First separate edition, rare, of the second play by one of the leading Russian playwrights of the nineteenth century, drawing attention to the plight of young women who forced to marry for money rather than love, thought by Turgenev to be one of Ostrovsky’s finest works.
Ostrovsky (1823–1886), author of some forty-seven plays, ‘almost single-handedly created a Russian national repertoire. His dramas are among the most widely read and frequently performed stage pieces in Russia’ (Encyclopaedia Britannica). The Poor Bride, his second play, was first published in the literary magazine Moskvityanin (The Muscovite, edited by Mikhail Pogodin) earlier in 1852 and tells the story of Marya Andreyevna, the dowry-less daughter of a widow who has no choice but to marry an older businessman.
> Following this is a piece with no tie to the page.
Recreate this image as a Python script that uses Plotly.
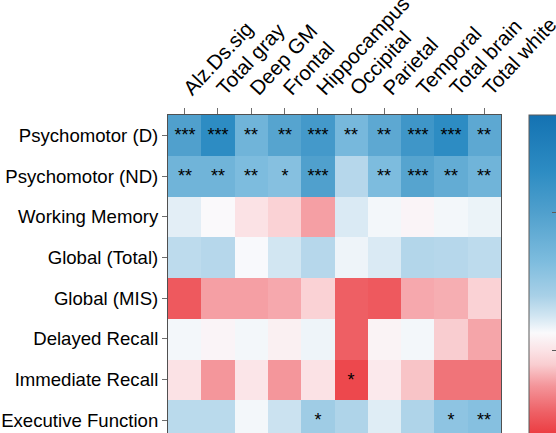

Initially banned from production by the censor for its undercurrents of social criticism, The Poor Bride was one of Ostrovsky’s first plays to be produced on stage, at the Maly Theatre, Moscow, in 1853. From this date until his death no year passed without a new play by Ostrovsky appearing on the stage of the Imperial theatres.
‘The Poor Bride realistically shows the unfortunate position of women in Ostrovsky’s time, whose only hope of economic security was in marrying for money, not love. Though at moments the author parodies the romantic archetype, he states no thesis, but merely implies one in the relentless realism characteristic of both his first plays’ (Terras).
OCLC records six copies only, of which five in the US (Columbia, Indiana, Kansas, LoC, UNC Chapel Hill), and one in Australia (Melbourne); no copies traced in the UK.
Not in Kilgour or Smirnov-Sokol’skii.